Can such a solution be rolled out worldwide? Not necessarily, but that doesn’t mean it’s not a target.  

“Ideally, a unified global regulatory system would exist, but, at times, geopolitical complexities make it unlikely,” says Narang. “Instead, we are witnessing the emergence of regional financial consortiums.”  

SEPA (Single Euro Payments Area) operates in Europe. Buna is a cross-border boarder payment system and owned by the Arab Monetary Fund. There are a series of payments initiatives aiming to link domestic payment rails in ASEAN and India’s unified payments interface (UPI) integrates with Singapore’s (PayNow).   

Alongside these regional networks, closed-loop banking ecosystems — such as Partior — are becoming increasingly interconnected, allowing institutions to transfer value securely with reduced friction and cost.  

“The challenge ahead is establishing greater connectivity between these local or regional systems, harmonising compliance measures to streamline financial flows,” says Narang.  

“Encouragingly, frameworks such as ISO 20022 are set to bring a tectonic shift in cross-border payments, enhancing data sharing capabilities and improving regulatory oversight across financial jurisdictions.”  

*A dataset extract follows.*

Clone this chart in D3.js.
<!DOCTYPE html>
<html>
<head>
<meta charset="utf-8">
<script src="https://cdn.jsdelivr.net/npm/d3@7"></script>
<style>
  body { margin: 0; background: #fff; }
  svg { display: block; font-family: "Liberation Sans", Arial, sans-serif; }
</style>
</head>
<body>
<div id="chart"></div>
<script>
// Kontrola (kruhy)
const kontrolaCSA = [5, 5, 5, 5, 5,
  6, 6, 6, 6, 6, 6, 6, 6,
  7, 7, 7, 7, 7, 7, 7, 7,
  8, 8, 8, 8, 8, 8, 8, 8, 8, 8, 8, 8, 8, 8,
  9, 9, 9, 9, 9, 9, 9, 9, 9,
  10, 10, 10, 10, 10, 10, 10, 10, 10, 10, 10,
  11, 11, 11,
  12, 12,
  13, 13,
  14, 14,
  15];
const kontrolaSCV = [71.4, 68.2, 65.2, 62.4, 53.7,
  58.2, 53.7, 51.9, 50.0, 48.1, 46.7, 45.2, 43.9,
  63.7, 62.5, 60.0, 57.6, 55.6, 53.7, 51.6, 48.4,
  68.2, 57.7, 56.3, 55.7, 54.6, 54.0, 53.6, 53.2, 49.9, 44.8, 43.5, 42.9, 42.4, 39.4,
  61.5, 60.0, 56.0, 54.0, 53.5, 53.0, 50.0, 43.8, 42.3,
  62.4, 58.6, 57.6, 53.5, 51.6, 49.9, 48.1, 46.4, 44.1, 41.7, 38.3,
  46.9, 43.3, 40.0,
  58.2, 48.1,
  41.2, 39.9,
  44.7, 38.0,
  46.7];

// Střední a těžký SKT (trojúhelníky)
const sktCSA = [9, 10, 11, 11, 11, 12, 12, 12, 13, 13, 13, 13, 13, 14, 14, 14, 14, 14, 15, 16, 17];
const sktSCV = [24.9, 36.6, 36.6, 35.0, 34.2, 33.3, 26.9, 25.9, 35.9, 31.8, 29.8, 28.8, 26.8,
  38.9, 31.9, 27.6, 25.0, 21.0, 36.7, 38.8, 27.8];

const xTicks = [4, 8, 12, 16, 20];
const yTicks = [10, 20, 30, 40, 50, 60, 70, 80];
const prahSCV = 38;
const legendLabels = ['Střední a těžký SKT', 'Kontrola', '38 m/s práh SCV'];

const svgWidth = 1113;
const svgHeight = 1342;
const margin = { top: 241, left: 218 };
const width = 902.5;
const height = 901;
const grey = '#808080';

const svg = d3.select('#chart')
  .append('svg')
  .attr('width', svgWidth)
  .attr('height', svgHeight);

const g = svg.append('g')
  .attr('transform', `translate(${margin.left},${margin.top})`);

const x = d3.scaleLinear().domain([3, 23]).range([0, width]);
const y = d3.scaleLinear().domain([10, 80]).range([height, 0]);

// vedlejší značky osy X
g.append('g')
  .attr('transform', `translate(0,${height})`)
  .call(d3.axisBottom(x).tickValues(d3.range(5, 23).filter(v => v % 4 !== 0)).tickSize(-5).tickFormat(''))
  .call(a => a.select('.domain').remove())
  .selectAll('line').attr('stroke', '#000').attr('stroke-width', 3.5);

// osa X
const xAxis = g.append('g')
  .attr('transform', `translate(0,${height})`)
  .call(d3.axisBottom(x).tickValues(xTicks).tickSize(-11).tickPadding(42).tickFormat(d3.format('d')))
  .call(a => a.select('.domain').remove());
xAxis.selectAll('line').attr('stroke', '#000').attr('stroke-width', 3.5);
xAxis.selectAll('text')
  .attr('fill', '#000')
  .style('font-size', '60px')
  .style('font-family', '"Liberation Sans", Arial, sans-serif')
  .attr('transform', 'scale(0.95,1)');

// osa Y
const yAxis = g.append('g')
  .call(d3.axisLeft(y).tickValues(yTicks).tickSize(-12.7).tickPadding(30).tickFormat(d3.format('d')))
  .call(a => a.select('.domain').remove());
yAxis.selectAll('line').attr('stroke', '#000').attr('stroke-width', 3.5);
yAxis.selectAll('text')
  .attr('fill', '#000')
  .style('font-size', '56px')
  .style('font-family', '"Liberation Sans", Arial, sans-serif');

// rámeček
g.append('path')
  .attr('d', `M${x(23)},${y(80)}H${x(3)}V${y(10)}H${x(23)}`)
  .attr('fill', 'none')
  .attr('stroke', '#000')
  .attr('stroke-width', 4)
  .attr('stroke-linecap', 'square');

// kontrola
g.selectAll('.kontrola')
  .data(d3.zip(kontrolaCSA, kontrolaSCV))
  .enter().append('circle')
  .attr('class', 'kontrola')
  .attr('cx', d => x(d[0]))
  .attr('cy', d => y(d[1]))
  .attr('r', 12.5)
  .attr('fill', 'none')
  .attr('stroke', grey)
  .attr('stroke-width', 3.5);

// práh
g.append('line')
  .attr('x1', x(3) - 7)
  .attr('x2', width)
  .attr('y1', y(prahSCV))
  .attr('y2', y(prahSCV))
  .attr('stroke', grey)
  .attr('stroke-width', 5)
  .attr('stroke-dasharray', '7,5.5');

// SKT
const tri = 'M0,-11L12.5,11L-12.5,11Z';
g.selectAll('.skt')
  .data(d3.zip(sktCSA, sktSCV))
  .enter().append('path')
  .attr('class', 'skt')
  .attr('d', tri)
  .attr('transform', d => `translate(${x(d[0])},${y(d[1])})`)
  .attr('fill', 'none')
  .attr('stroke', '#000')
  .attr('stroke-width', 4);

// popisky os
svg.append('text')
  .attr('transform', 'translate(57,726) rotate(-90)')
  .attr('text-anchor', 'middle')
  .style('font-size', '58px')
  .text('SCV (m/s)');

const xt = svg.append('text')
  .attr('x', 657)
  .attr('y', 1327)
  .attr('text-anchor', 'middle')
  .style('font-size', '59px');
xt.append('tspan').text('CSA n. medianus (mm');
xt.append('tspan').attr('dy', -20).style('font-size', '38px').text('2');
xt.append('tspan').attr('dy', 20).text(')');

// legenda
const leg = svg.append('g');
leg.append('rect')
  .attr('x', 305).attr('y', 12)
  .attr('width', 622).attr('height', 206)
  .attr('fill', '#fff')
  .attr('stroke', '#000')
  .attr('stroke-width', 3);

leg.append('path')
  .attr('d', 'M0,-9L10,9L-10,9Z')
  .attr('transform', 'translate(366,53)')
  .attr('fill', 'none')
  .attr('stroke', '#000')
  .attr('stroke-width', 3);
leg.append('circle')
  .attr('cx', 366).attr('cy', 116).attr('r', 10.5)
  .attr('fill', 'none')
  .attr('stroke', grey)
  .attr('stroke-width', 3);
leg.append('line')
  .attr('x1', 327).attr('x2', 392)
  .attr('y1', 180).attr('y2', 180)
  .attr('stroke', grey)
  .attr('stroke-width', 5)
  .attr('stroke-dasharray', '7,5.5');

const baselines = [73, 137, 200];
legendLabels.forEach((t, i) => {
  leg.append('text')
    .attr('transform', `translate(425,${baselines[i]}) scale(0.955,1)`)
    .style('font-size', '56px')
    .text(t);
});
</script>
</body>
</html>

Keep on investing in a global, commercial future
The danger, of course, is that events overtake progress, as, historically, banks have cut back on technology investments during economic downturns.   

However, Narang believes this is no longer the case, and sees banks keen to innovate to support the activities of their commercial and corporate clients around the world.  

“Today, financial institutions recognise that digital transformation is essential for long-term growth,” he says. “Many new investments are designed to be resilient to economic cycles, ensuring continuous advancements in financial technology.”  

For Narang, financial digitisation and AI-driven solutions will continue to reshape banking infrastructure.   

“It will optimise processes, reduce costs, and enhance customer experiences,” he says. “Innovation is no longer an optional investment—it is a strategic imperative for businesses looking to stay competitive in an increasingly digital financial world.”